===== Data excerpt

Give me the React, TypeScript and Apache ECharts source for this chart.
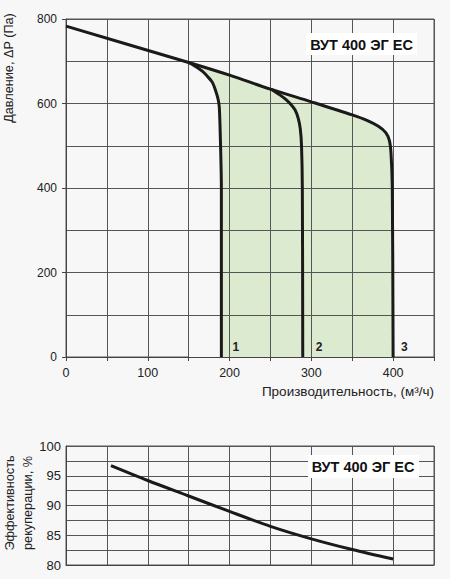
import React, { useEffect, useRef } from "react";
import * as echarts from "echarts";

// Pressure vs airflow (m³/h, Pa)
const mainCurve: [number, number][] = [
  [0, 783], [150, 697], [200, 667], [250, 634], [300, 604], [350, 573],
  [368, 560], [382, 546], [391, 531], [395.5, 512], [397.5, 480], [399, 400], [400, 0],
];
const curve1: [number, number][] = [
  [150, 697], [159, 687], [167, 676], [173, 664], [179, 650], [183, 630],
  [186, 610], [187.5, 590], [189, 500], [190, 400], [190, 0],
];
const curve2: [number, number][] = [
  [251, 634], [261, 621], [268, 611], [274, 600], [280, 585], [284, 565],
  [286.5, 540], [288, 500], [289, 400], [289.5, 0],
];
// Heat recovery efficiency (%) vs airflow
const efficiency: [number, number][] = [
  [55, 96.7], [100, 94.2], [150, 91.6], [200, 89], [250, 86.5],
  [300, 84.4], [350, 82.6], [400, 81],
];
const curveNames = ["1", "2", "3"];
const modelName = "ВУТ 400 ЭГ ЕС";
const pressureTitle = "Давление, ΔP (Па)";
const flowTitle = "Производительность, (м³/ч)";
const effTitle = ["Эффективность", "рекуперации, %"];

export default function App() {
  const ref = useRef<HTMLDivElement>(null);
  useEffect(() => {
    document.body.style.margin = "0";
    document.body.style.background = "#f7f7f7";
    const chart = echarts.init(ref.current!, null, { renderer: "svg" });
    const font = "'Liberation Sans', Arial, sans-serif";
    const gridColor = "#555";
    const axisColor = "#444";
    const lineColor = "#1a1a1a";
    const bg = "#f7f7f7";
    const smooth = 0.3;

    const fillStart = mainCurve.filter((p) => p[0] >= curve1[0][0]);

    const strokeSeries = (data: [number, number][], name: string, offset: number[], xi = 0) => ({
      type: "line",
      xAxisIndex: xi,
      yAxisIndex: xi,
      data,
      smooth,
      symbol: "none",
      z: 3,
      silent: true,
      lineStyle: { color: lineColor, width: 3 },
      endLabel: name
        ? {
            show: true,
            formatter: name,
            distance: 0,
            offset,
            color: "#222",
            fontSize: 12,
            fontWeight: "bold",
            fontFamily: font,
          }
        : { show: false },
    });

    const minorY = {
      minorTick: { show: true, splitNumber: 2, length: 0, lineStyle: { opacity: 0 } },
      minorSplitLine: { show: true, lineStyle: { color: gridColor, width: 1 } },
    };

    chart.setOption({
      animation: false,
      backgroundColor: bg,
      grid: [
        { left: 66, top: 19, right: 16, height: 338, show: true, borderColor: gridColor, borderWidth: 1, backgroundColor: "transparent" },
        { left: 66, top: 446, right: 16, height: 119, show: true, borderColor: gridColor, borderWidth: 1, backgroundColor: "transparent" },
      ],
      xAxis: [
        {
          type: "value", gridIndex: 0, min: 0, max: 450, interval: 50, z: 2,
          axisLine: { show: true, onZero: false, lineStyle: { color: axisColor, width: 1 } },
          axisTick: { show: true, length: 4, lineStyle: { color: axisColor } },
          axisLabel: {
            color: "#222", fontSize: 12.5, fontFamily: font, margin: 9,
            formatter: (v: number) => (v % 100 === 0 && v <= 400 ? String(v) : ""),
          },
          splitLine: { show: true, lineStyle: { color: gridColor, width: 1 } },
        },
        {
          type: "value", gridIndex: 1, min: 0, max: 450, interval: 50, z: 2,
          axisLine: { show: true, onZero: false, lineStyle: { color: axisColor, width: 1 } },
          axisTick: { show: false },
          axisLabel: { show: false },
          splitLine: { show: true, lineStyle: { color: gridColor, width: 1 } },
        },
      ],
      yAxis: [
        {
          type: "value", gridIndex: 0, min: 0, max: 800, interval: 200, z: 2,
          axisLine: { show: true, lineStyle: { color: axisColor, width: 1 } },
          axisTick: { show: true, length: 4, lineStyle: { color: axisColor } },
          axisLabel: { color: "#222", fontSize: 12, fontFamily: font, margin: 9 },
          splitLine: { show: true, lineStyle: { color: gridColor, width: 1 } },
          ...minorY,
        },
        {
          type: "value", gridIndex: 1, min: 80, max: 100, interval: 5, z: 2,
          axisLine: { show: true, lineStyle: { color: axisColor, width: 1 } },
          axisTick: { show: false },
          axisLabel: { color: "#222", fontSize: 13, fontFamily: font, margin: 5 },
          splitLine: { show: true, lineStyle: { color: gridColor, width: 1 } },
          ...minorY,
        },
      ],
      series: [
        {
          type: "line", xAxisIndex: 0, yAxisIndex: 0, data: fillStart,
          smooth, symbol: "none", z: 1, silent: true,
          lineStyle: { width: 0, opacity: 0 },
          areaStyle: { color: "#dcebd0", opacity: 1 },
        },
        {
          type: "line", xAxisIndex: 0, yAxisIndex: 0, data: curve1,
          smooth, symbol: "none", z: 1.5, silent: true,
          lineStyle: { width: 0, opacity: 0 },
          areaStyle: { color: bg, opacity: 1 },
        },
        strokeSeries(mainCurve, curveNames[2], [8, -10]),
        strokeSeries(curve1, curveNames[0], [11, -10]),
        strokeSeries(curve2, curveNames[1], [13, -10]),
        strokeSeries(efficiency, "", [0, 0], 1),
      ],
      graphic: [
        {
          type: "text", x: 9, y: 68, rotation: Math.PI / 2, z: 10,
          style: { text: pressureTitle, fill: "#222", font: `12.7px ${font}`, textAlign: "center", textVerticalAlign: "middle" },
        },
        {
          type: "text", x: 434, y: 391, z: 10,
          style: { text: flowTitle, fill: "#222", font: `13.5px ${font}`, textAlign: "right", textVerticalAlign: "middle" },
        },
        {
          type: "text", x: 18.5, y: 503, rotation: Math.PI / 2, z: 10,
          style: { text: effTitle.join("\n"), fill: "#222", font: `12.7px ${font}`, lineHeight: 18, textAlign: "center", textVerticalAlign: "middle" },
        },
        { type: "rect", z: 10, shape: { x: 306, y: 33, width: 111, height: 22 }, style: { fill: "#fff" } },
        {
          type: "text", x: 361.5, y: 44.5, z: 11,
          style: { text: modelName, fill: "#111", font: `bold 14.5px ${font}`, textAlign: "center", textVerticalAlign: "middle" },
        },
        { type: "rect", z: 10, shape: { x: 308, y: 455, width: 111, height: 23 }, style: { fill: "#fff" } },
        {
          type: "text", x: 363, y: 466.5, z: 11,
          style: { text: modelName, fill: "#111", font: `bold 14.5px ${font}`, textAlign: "center", textVerticalAlign: "middle" },
        },
      ],
    });
    return () => chart.dispose();
  }, []);
  return <div ref={ref} style={{ width: 450, height: 579, background: "#f7f7f7" }} />;
}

==========

Restate only the lines running from the start of the material above through the line containing "import * as", ends included. No pictures.

Problem solution:
Give me the React, TypeScript and Apache ECharts source for this chart.
import React, { useEffect, useRef } from "react";
import * as echarts from "echarts";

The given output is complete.